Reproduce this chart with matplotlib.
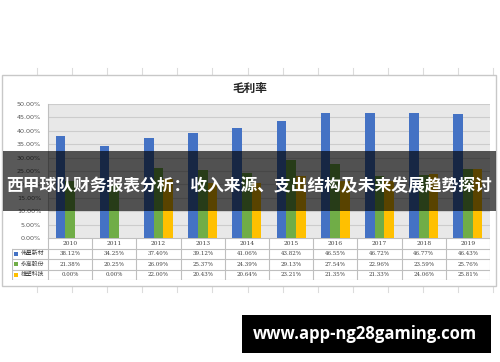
import matplotlib
matplotlib.use('Agg')
import matplotlib.pyplot as plt
from matplotlib.patches import Rectangle
from matplotlib.lines import Line2D
import numpy as np

plt.rcParams['font.family'] = ['Noto Sans CJK SC', 'DejaVu Sans']

years = ['2010', '2011', '2012', '2013', '2014', '2015', '2016', '2017', '2018', '2019']
series_names = ['伟星新材', '永高股份', '雄塑科技']
weixing = [38.12, 34.25, 37.40, 39.12, 41.06, 43.82, 46.55, 46.72, 46.77, 46.43]
yonggao = [21.38, 20.25, 26.09, 25.37, 24.39, 29.13, 27.54, 22.96, 23.59, 25.76]
xiongsu = [0.00, 0.00, 22.00, 20.43, 20.64, 23.21, 21.35, 21.33, 24.06, 25.81]
colors = ['#4472C4', '#70AD47', '#FFC000']

title = '毛利率'
banner = '西甲球队财务报表分析：收入来源、支出结构及未来发展趋势探讨'
watermark = 'www.app-ng28gaming.com'

W, H = 500, 362
fig = plt.figure(figsize=(W / 100, H / 100), dpi=100)


def box(x0, y0, x1, y1):
    # pixel box (top-left origin) -> figure fraction rect
    return [x0 / W, 1 - y1 / H, (x1 - x0) / W, (y1 - y0) / H]


# spreadsheet cell lines peeking around the chart frame
for px in np.arange(37, 500, 35.1):
    for (ya, yb) in [(68, 75), (286, 292)]:
        fig.add_artist(Line2D([px / W, px / W], [1 - ya / H, 1 - yb / H],
                              color='#dcdcdc', lw=0.8, transform=fig.transFigure, zorder=-2))

# chart frame
r = box(2, 75, 496, 286)
fig.add_artist(Rectangle((r[0], r[1]), r[2], r[3], transform=fig.transFigure,
                         facecolor='white', edgecolor='#c8c8c8', lw=1, zorder=-1))

fig.text(250 / W, 1 - 88 / H, title, ha='center', va='center',
         fontsize=8.4, fontweight='bold', color='#222222')

# ── bar plot ──
ax = fig.add_axes(box(48, 104, 490, 238))
ax.set_facecolor('#e8e8e8')
x = np.arange(len(years))
bw = 0.22
for k, (vals, col) in enumerate(zip([weixing, yonggao, xiongsu], colors)):
    ax.bar(x + (k - 1) * bw, np.array(vals) / 100, width=bw, color=col, zorder=3)

ax.set_xlim(-0.5, len(years) - 0.5)
ax.set_ylim(0, 0.5)
yt = np.arange(0, 0.501, 0.05)
ax.set_yticks(yt)
ax.set_yticklabels([f'{v * 100:.2f}%' for v in yt], fontsize=4.6, color='#595959',
                   family='DejaVu Sans')
ax.set_xticks([])
ax.tick_params(axis='y', length=0, pad=5)
ax.grid(axis='y', color='#cccccc', lw=0.8, zorder=0)
for sp in ['top', 'right', 'bottom']:
    ax.spines[sp].set_visible(False)
ax.spines['left'].set_color('#bfbfbf')
ax.spines['left'].set_linewidth(0.8)

# ── data table under the plot ──
lab_w = 36 / 44.2
tab = fig.add_axes(box(12, 238, 490, 280))
tab.set_xlim(-0.5 - lab_w, len(years) - 0.5)
tab.set_ylim(4, 0)
tab.axis('off')
lc = '#bfbfbf'
tab.plot([-0.5, len(years) - 0.5], [0, 0], color=lc, lw=0.8)
for row in range(1, 5):
    tab.plot([-0.5 - lab_w, len(years) - 0.5], [row, row], color=lc, lw=0.8)
tab.plot([-0.5 - lab_w] * 2, [1, 4], color=lc, lw=0.8)
for i in range(len(years) + 1):
    tab.plot([i - 0.5] * 2, [0, 4], color=lc, lw=0.8)
for i, yr in enumerate(years):
    tab.text(i, 0.5, yr, ha='center', va='center', fontsize=4.2, color='#404040',
             family='DejaVu Serif')
for row, (name, vals, col) in enumerate(zip(series_names, [weixing, yonggao, xiongsu], colors), start=1):
    tab.scatter([-0.5 - lab_w + 0.1], [row + 0.5], marker='s', s=5, color=col, lw=0)
    tab.text(-0.5 - lab_w + 0.2, row + 0.5, name, ha='left', va='center',
             fontsize=4.2, color='#404040')
    for i, v in enumerate(vals):
        tab.text(i, row + 0.5, f'{v:.2f}%', ha='center', va='center', fontsize=4.0,
                 color='#404040', family='DejaVu Serif')

# ── overlay banner ──
r = box(3, 151, 496, 211)
fig.add_artist(Rectangle((r[0], r[1]), r[2], r[3], transform=fig.transFigure,
                         facecolor='black', alpha=0.65, lw=0, zorder=10))
fig.text(249.5 / W, 1 - 186 / H, banner, ha='center', va='center', fontsize=12.1,
         fontweight='bold', color='white', zorder=11)

# ── watermark box ──
r = box(242, 315, 491, 353)
fig.add_artist(Rectangle((r[0], r[1]), r[2], r[3], transform=fig.transFigure,
                         facecolor='black', lw=0, zorder=10))
fig.text(364.5 / W, 1 - 334 / H, watermark, ha='center', va='center', fontsize=12,
         fontweight='bold', color='white', family='Open Sans', zorder=11)

fig.savefig('out.png', dpi=100, facecolor='white')
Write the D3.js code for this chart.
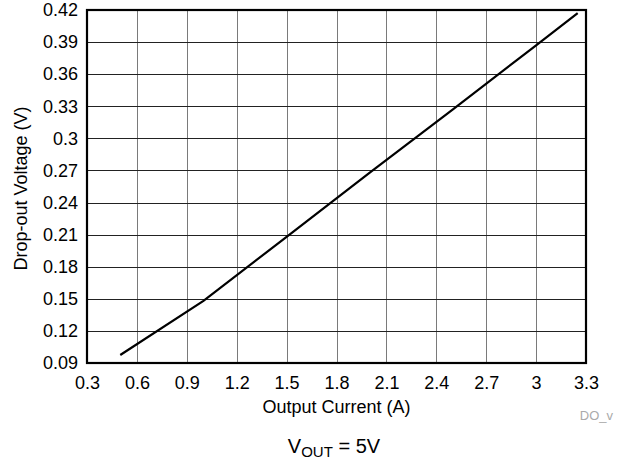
<!DOCTYPE html>
<html>
<head>
<meta charset="utf-8">
<script src="https://cdn.jsdelivr.net/npm/d3@7"></script>
<style>
  html, body { margin: 0; padding: 0; background: #fff; }
  svg { display: block; font-family: "Liberation Sans", Arial, sans-serif; }
</style>
</head>
<body>
<svg id="chart" width="622" height="461"></svg>
<script>
// Drop-out voltage vs. output current
const currentA = [0.5, 1.0, 1.5, 2.0, 2.5, 3.0, 3.25];
const dropoutV = [0.0975, 0.148, 0.208, 0.268, 0.327, 0.387, 0.417];

const xTicks = [0.3, 0.6, 0.9, 1.2, 1.5, 1.8, 2.1, 2.4, 2.7, 3.0, 3.3];
const xTickLabels = ["0.3", "0.6", "0.9", "1.2", "1.5", "1.8", "2.1", "2.4", "2.7", "3", "3.3"];
const yTicks = [0.09, 0.12, 0.15, 0.18, 0.21, 0.24, 0.27, 0.30, 0.33, 0.36, 0.39, 0.42];
const yTickLabels = ["0.09", "0.12", "0.15", "0.18", "0.21", "0.24", "0.27", "0.3", "0.33", "0.36", "0.39", "0.42"];

const svg = d3.select("#chart");
const m = { left: 87, top: 10, right: 586, bottom: 363 };
const fontSize = 18;

const x = d3.scaleLinear().domain([0.3, 3.3]).range([m.left, m.right]);
const y = d3.scaleLinear().domain([0.09, 0.42]).range([m.bottom, m.top]);

// grid
const grid = svg.append("g");
grid.selectAll("line.v").data(xTicks.slice(1, -1)).join("line")
  .attr("x1", d => Math.round(x(d)) + 0.5).attr("x2", d => Math.round(x(d)) + 0.5)
  .attr("y1", m.top).attr("y2", m.bottom)
  .attr("stroke", "#7a7a7a").attr("stroke-width", 1);
grid.selectAll("line.h").data(yTicks.slice(1, -1)).join("line")
  .attr("y1", d => Math.round(y(d)) + 0.5).attr("y2", d => Math.round(y(d)) + 0.5)
  .attr("x1", m.left).attr("x2", m.right)
  .attr("stroke", "#222").attr("stroke-width", 1);

// axes (labels only, frame drawn separately)
const xAxis = d3.axisBottom(x).tickValues(xTicks)
  .tickFormat((d, i) => xTickLabels[i]).tickSize(0).tickPadding(13);
const yAxis = d3.axisLeft(y).tickValues(yTicks)
  .tickFormat((d, i) => yTickLabels[i]).tickSize(0).tickPadding(9);

const gx = svg.append("g").attr("transform", `translate(0,${m.bottom})`).call(xAxis);
const gy = svg.append("g").attr("transform", `translate(${m.left},0)`).call(yAxis);
[gx, gy].forEach(g => {
  g.select(".domain").remove();
  g.selectAll("text").attr("font-size", fontSize).attr("fill", "#000")
    .attr("font-family", "'Liberation Sans', Arial, sans-serif");
});

// frame
svg.append("rect")
  .attr("x", m.left).attr("y", m.top)
  .attr("width", m.right - m.left).attr("height", m.bottom - m.top)
  .attr("fill", "none").attr("stroke", "#000").attr("stroke-width", 2.2);

// data line
const line = d3.line().x((d, i) => x(currentA[i])).y(d => y(d));
svg.append("path").datum(dropoutV)
  .attr("d", line)
  .attr("fill", "none").attr("stroke", "#000").attr("stroke-width", 2.2);

// titles
svg.append("text")
  .attr("x", (m.left + m.right) / 2).attr("y", 413)
  .attr("text-anchor", "middle").attr("font-size", fontSize)
  .text("Output Current (A)");

svg.append("text")
  .attr("transform", `translate(27,${(m.top + m.bottom) / 2 + 2}) rotate(-90)`)
  .attr("text-anchor", "middle").attr("font-size", fontSize)
  .text("Drop-out Voltage (V)");

svg.append("text")
  .attr("x", 613).attr("y", 420)
  .attr("text-anchor", "end").attr("font-size", 13).attr("fill", "#aaa")
  .text("DO_v");

const note = svg.append("text")
  .attr("x", 334).attr("y", 453)
  .attr("text-anchor", "middle").attr("font-size", 20);
note.append("tspan").text("V");
note.append("tspan").attr("font-size", 15).attr("dy", 4).text("OUT");
note.append("tspan").attr("dy", -4).text(" = 5V");
</script>
</body>
</html>
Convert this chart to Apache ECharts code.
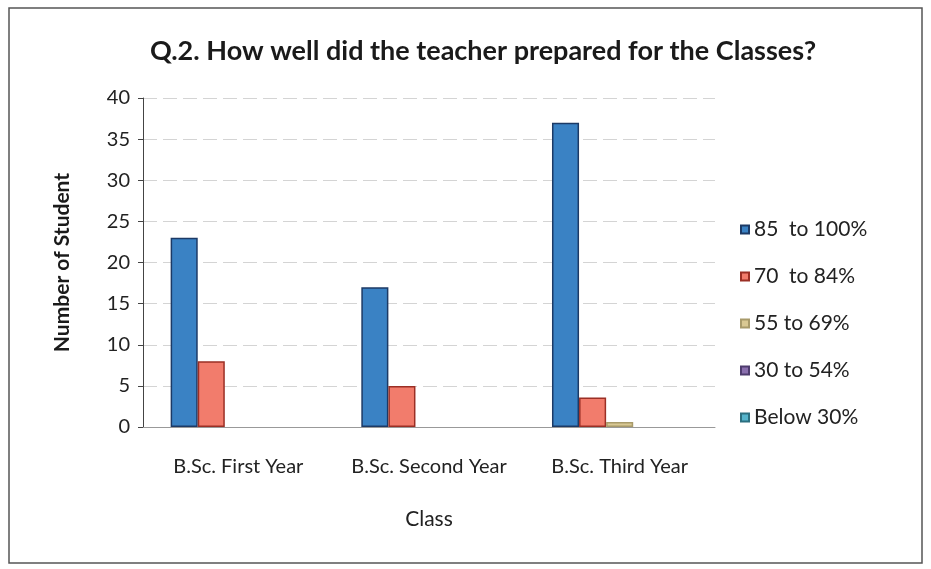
<!DOCTYPE html>
<html>
<head>
<meta charset="utf-8">
<script src="https://cdn.jsdelivr.net/npm/echarts@6/dist/echarts.min.js"></script>
<style>
  html, body { margin: 0; padding: 0; background: #fff; }
  #chart { width: 931px; height: 569px; }
</style>
</head>
<body>
<div id="chart"></div>
<script>
// values
const classes = ['B.Sc. First Year', 'B.Sc. Second Year', 'B.Sc. Third Year'];
const seriesNames = ['85  to 100%', '70  to 84%', '55 to 69%', '30 to 54%', 'Below 30%'];
const band85to100 = [23, 17, 37];
const band70to84 = [8, 5, 3.6];
const band55to69 = [0, 0, 0.6];
const band30to54 = [0, 0, 0];
const bandBelow30 = [0, 0, 0];

const fills = ['#3a82c4', '#f27c6c', '#d9c893', '#8a6fae', '#55b4cc'];
const borders = ['#1c3a66', '#9b2f25', '#a89a6a', '#4e3c6e', '#2b6f80'];

const myChart = echarts.init(document.getElementById('chart'));

const allData = [band85to100, band70to84, band55to69, band30to54, bandBelow30];

const option = {
  backgroundColor: '#fff',
  textStyle: { fontFamily: 'Lato', color: '#222' },
  title: {
    text: 'Q.2. How well did the teacher prepared for the Classes?',
    left: 478,
    textAlign: 'center',
    top: 33,
    textStyle: { fontFamily: 'Lato', fontWeight: 'bold', fontSize: 27, color: '#1a1a1a' }
  },
  graphic: [
    {
      type: 'rect',
      shape: { x: 9, y: 8, width: 913, height: 555 },
      style: { fill: 'none', stroke: '#555', lineWidth: 1.5 },
      silent: true
    }
  ],
  legend: {
    orient: 'vertical',
    left: 735,
    top: 214,
    itemWidth: 8,
    itemHeight: 8,
    itemGap: 26,
    icon: 'rect',
    textStyle: { fontFamily: 'Lato', fontSize: 21, color: '#222' },
    data: seriesNames
  },
  grid: { left: 143, right: 216, top: 98, bottom: 142 },
  xAxis: {
    type: 'category',
    data: classes,
    name: 'Class',
    nameLocation: 'middle',
    nameGap: 82,
    nameTextStyle: { fontFamily: 'Lato', fontSize: 21, color: '#222' },
    axisLine: { lineStyle: { color: '#999' } },
    axisTick: { show: false },
    axisLabel: { interval: 0, hideOverlap: false, margin: 30, fontFamily: 'Lato', fontSize: 20, color: '#222' }
  },
  yAxis: {
    type: 'value',
    min: 0,
    max: 40,
    interval: 5,
    name: 'Number of Student',
    nameLocation: 'middle',
    nameGap: 70,
    nameTextStyle: { fontFamily: 'Lato', fontWeight: 'bold', fontSize: 21, color: '#1a1a1a' },
    axisLine: { show: true, lineStyle: { color: '#444' } },
    axisTick: { show: true, length: 5, lineStyle: { color: '#444' } },
    axisLabel: { margin: 13, fontFamily: 'Lato', fontSize: 20, color: '#222' },
    splitLine: { lineStyle: { color: '#d4d4d4', type: [14, 6] } }
  },
  series: seriesNames.map(function (name, i) {
    return {
      name: name,
      type: 'bar',
      // empty bars get no outline so nothing shows along the axis
      data: allData[i].map(function (v) {
        return v === 0 ? { value: v, itemStyle: { borderWidth: 0 } } : v;
      }),
      barGap: '0%',
      barCategoryGap: '29%',
      itemStyle: { color: fills[i], borderColor: borders[i], borderWidth: 1.5 }
    };
  })
};

myChart.setOption(option);
</script>
</body>
</html>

• **TO DO**: Restate, line by line and word for word, everything from the top of the material through the line that contains "plt.rcParams['font.family'] = ['Noto". Leave pictures out.

• **FINISHED TASK**:
Reproduce this chart with matplotlib.
import matplotlib
matplotlib.use('Agg')
import matplotlib.pyplot as plt
from matplotlib.patches import Rectangle
from matplotlib.lines import Line2D
import numpy as np

plt.rcParams['font.family'] = ['Noto Sans CJK SC', 'DejaVu Sans']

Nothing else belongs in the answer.